The Korean conflict has flared repeatedly since 1953. From 1966 to 1969, a period sometimes called the Korean DMZ Conflict or the Second Korean War, hundreds of people were killed in cross-border incidents. In 1968 a North Korean commando team attempted to assassinate South Korean President Park Chung Hee, coming within a few hundred meters of the Blue House before being stopped. In 2010, North Korea torpedoed and sank the South Korean corvette ROKS Cheonan, killing 46 sailors — and separately fired artillery shells on Yeonpyeong Island, killing two soldiers and two civilians.
In 2013, North Korea declared the armistice invalid. In 2018, North and South Korean leaders signed the Panmunjom Declaration and committed to the complete denuclearization of the peninsula. Nothing resulting from that agreement has been implemented.
The 1953 armistice was signed as the longest negotiated armistice in history, produced after two years of talks at Kaesong and Panmunjom. It ended three years of war. The Korean War was one of the Cold War's first major proxy conflicts and one of its deadliest. It is estimated to have killed around one million military personnel and between 1.5 and 3 million civilians. A significant portion of those civilians died not from ground combat but from the bombing campaign — from napalm, incendiaries, and the destruction of the infrastructure that kept people fed and sheltered through Korean winters.
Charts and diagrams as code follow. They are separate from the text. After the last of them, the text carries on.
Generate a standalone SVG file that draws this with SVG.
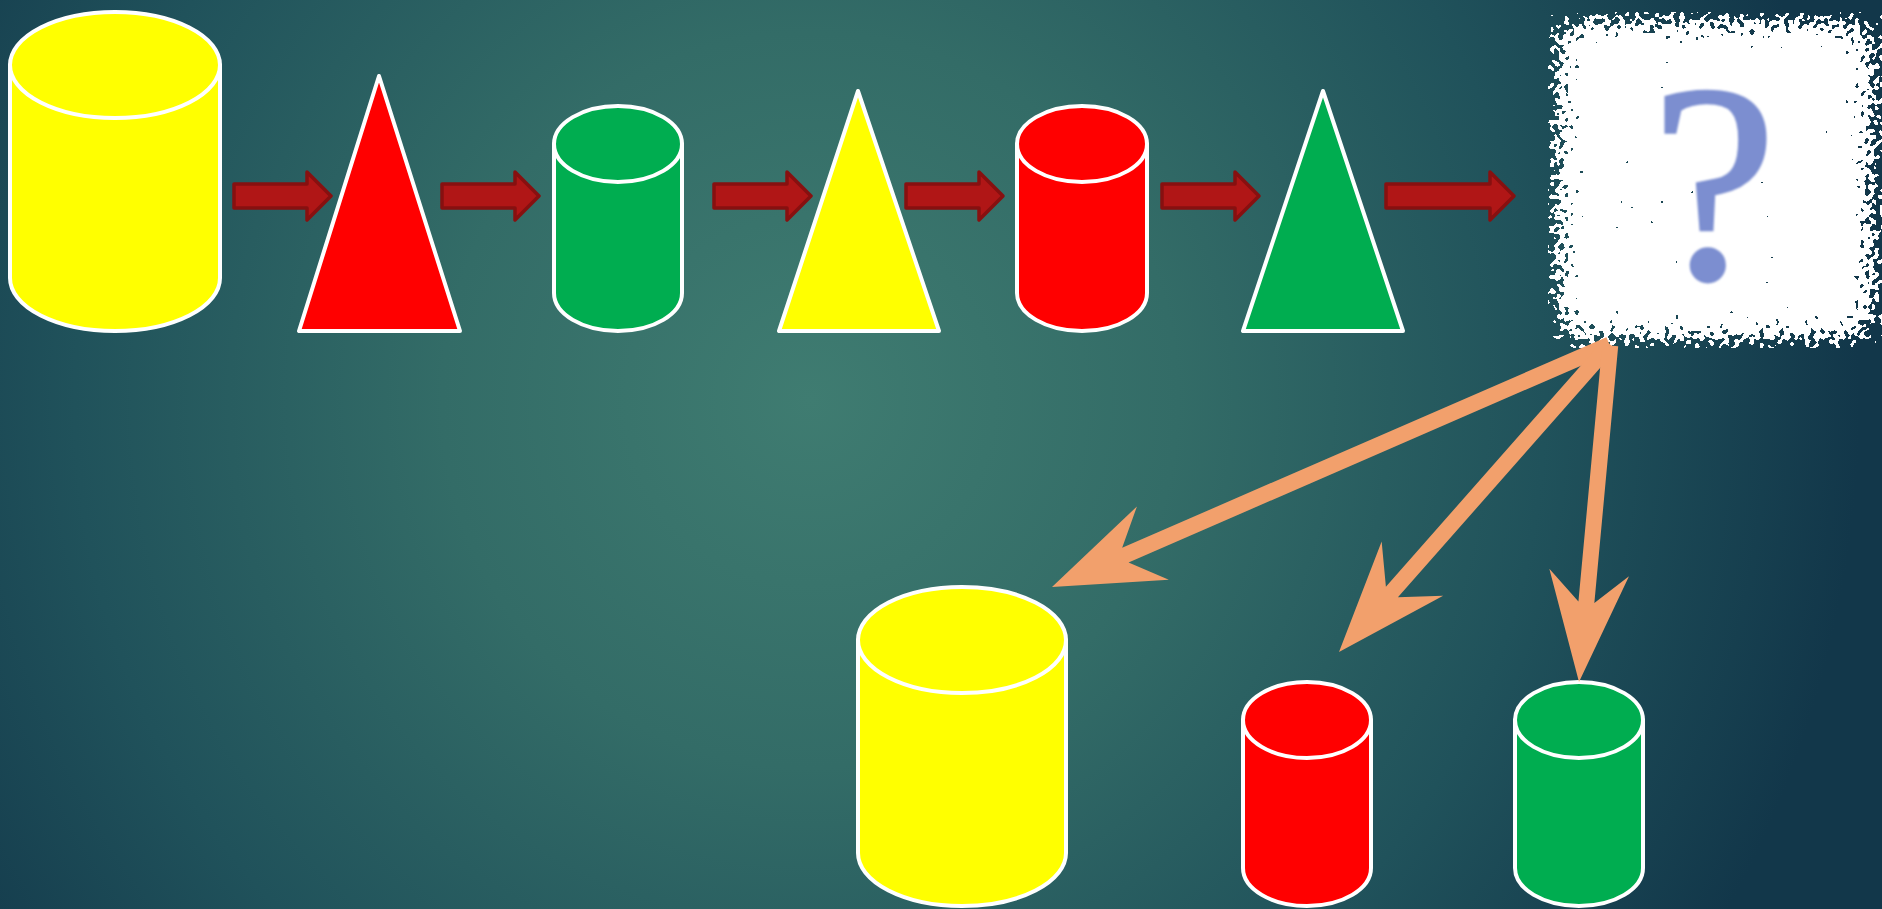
<svg xmlns="http://www.w3.org/2000/svg" width="1882" height="909" viewBox="0 0 1882 909">
<defs>
<radialGradient id="bg" gradientUnits="userSpaceOnUse" cx="810" cy="400" r="1050">
<stop offset="0" stop-color="#3f7c71"/>
<stop offset="0.35" stop-color="#336c67"/>
<stop offset="0.7" stop-color="#20525b"/>
<stop offset="1" stop-color="#12374a"/>
</radialGradient>
<filter id="ragged" x="0" y="0" width="1" height="1" color-interpolation-filters="sRGB">
<feMorphology in="SourceAlpha" operator="erode" radius="9" result="er"/>
<feGaussianBlur in="er" stdDeviation="18" result="ramp"/>
<feTurbulence type="fractalNoise" baseFrequency="0.2" numOctaves="1" seed="9" result="n"/>
<feColorMatrix in="n" type="matrix" values="0 0 0 0 0  0 0 0 0 0  0 0 0 0 0  1 0 0 0 0" result="na"/>
<feComposite in="ramp" in2="na" operator="arithmetic" k1="0" k2="0.6" k3="1" k4="-0.3" result="sum"/>
<feComponentTransfer in="sum">
<feFuncR type="linear" slope="0" intercept="1"/>
<feFuncG type="linear" slope="0" intercept="1"/>
<feFuncB type="linear" slope="0" intercept="1"/>
<feFuncA type="discrete" tableValues="0 1"/>
</feComponentTransfer>
<feComposite in2="SourceAlpha" operator="in"/>
</filter>
<filter id="soft" x="-10%" y="-10%" width="120%" height="120%">
<feGaussianBlur stdDeviation="1.3"/>
</filter>
</defs>
<style>
.shape{stroke:#ffffff;stroke-width:4;stroke-linejoin:round}
.yel{fill:#ffff00}
.red{fill:#ff0000}
.grn{fill:#00ad50}
.blk{fill:#b01616;stroke:#871010;stroke-width:3.5;stroke-linejoin:round}
.org{fill:#f2a06c}
</style>
<rect x="0" y="0" width="1882" height="909" fill="url(#bg)"/>

<g id="cyl-yellow-1" class="shape yel">
<path d="M10,65 L10,278 A105,53 0 0 0 220,278 L220,65 Z"/>
<ellipse cx="115" cy="65" rx="105" ry="53"/>
</g>
<g id="tri-red" class="shape red">
<polygon points="379,76 299,331 460,331"/>
</g>
<g id="cyl-green-1" class="shape grn">
<path d="M554,144 L554,293 A64,38 0 0 0 682,293 L682,144 Z"/>
<ellipse cx="618" cy="144" rx="64" ry="38"/>
</g>
<g id="tri-yellow" class="shape yel">
<polygon points="858,91 779,331 939,331"/>
</g>
<g id="cyl-red-1" class="shape red">
<path d="M1017,144 L1017,293 A65,38 0 0 0 1147,293 L1147,144 Z"/>
<ellipse cx="1082" cy="144" rx="65" ry="38"/>
</g>
<g id="tri-green" class="shape grn">
<polygon points="1323,91 1243,331 1403,331"/>
</g>

<g id="question">
<rect x="1548" y="12" width="334" height="336" fill="#ffffff" filter="url(#ragged)"/>
<text x="1714" y="278" font-family="Liberation Serif, serif" font-size="282" text-anchor="middle" fill="#7b8ed0" stroke="#7b8ed0" stroke-width="3" filter="url(#soft)">?</text>
</g>

<g id="cyl-yellow-2" class="shape yel">
<path d="M858,640 L858,853 A104,53 0 0 0 1066,853 L1066,640 Z"/>
<ellipse cx="962" cy="640" rx="104" ry="53"/>
</g>
<g id="cyl-red-2" class="shape red">
<path d="M1243,720 L1243,868 A64,38 0 0 0 1371,868 L1371,720 Z"/>
<ellipse cx="1307" cy="720" rx="64" ry="38"/>
</g>
<g id="cyl-green-2" class="shape grn">
<path d="M1515,720 L1515,868 A64,38 0 0 0 1643,868 L1643,720 Z"/>
<ellipse cx="1579" cy="720" rx="64" ry="38"/>
</g>

<g id="connectors">
<path class="blk" d="M234,184 H307 V172 L331,196 L307,220 V208 H234 Z"/>
<path class="blk" d="M442,184 H515 V172 L539,196 L515,220 V208 H442 Z"/>
<path class="blk" d="M714,184 H787 V172 L811,196 L787,220 V208 H714 Z"/>
<path class="blk" d="M906,184 H979 V172 L1003,196 L979,220 V208 H906 Z"/>
<path class="blk" d="M1162,184 H1235 V172 L1259,196 L1235,220 V208 H1162 Z"/>
<path class="blk" d="M1386,184 H1490 V172 L1514,196 L1490,220 V208 H1386 Z"/>
<path class="org" transform="translate(1052,587) rotate(156.5)" d="M0,0 L-110,-40 L-80,-8 L-608,-8 L-608,8 L-80,8 L-110,40 Z"/>
<path class="org" transform="translate(1339,652) rotate(131.4)" d="M0,0 L-111,-41 L-80,-8 L-410,-8 L-410,8 L-80,8 L-111,41 Z"/>
<path class="org" transform="translate(1579,682) rotate(95.3)" d="M0,0 L-110,-40 L-80,-8 L-338,-8 L-338,8 L-80,8 L-110,40 Z"/>
</g>
</svg>
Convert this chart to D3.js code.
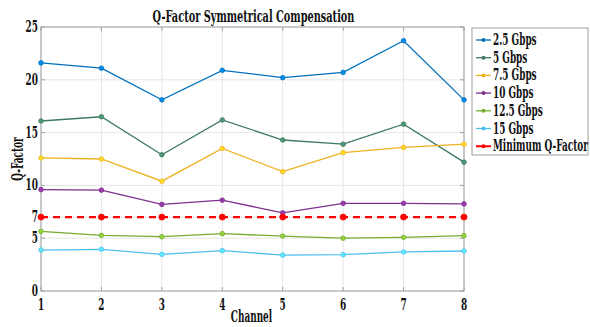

Seoul changed hands four times during the war. By the time it was finally and permanently in South Korean control, the city that had held 1.5 million people before the war had 200,000 left. The rest had fled, been killed, or simply vanished.
That is the Korean War. The one that ended without ending, in a country still divided along a line two American colonels drew on a map in thirty minutes in 1945.
The Korean Demilitarized Zone — four kilometers wide, patrolled continuously since 1953, lined with millions of landmines — separates two Koreas that are technically still at war, the product of an armistice that ended the shooting but never produced the peace treaty that would have formally concluded a conflict that began on a June morning in 1950.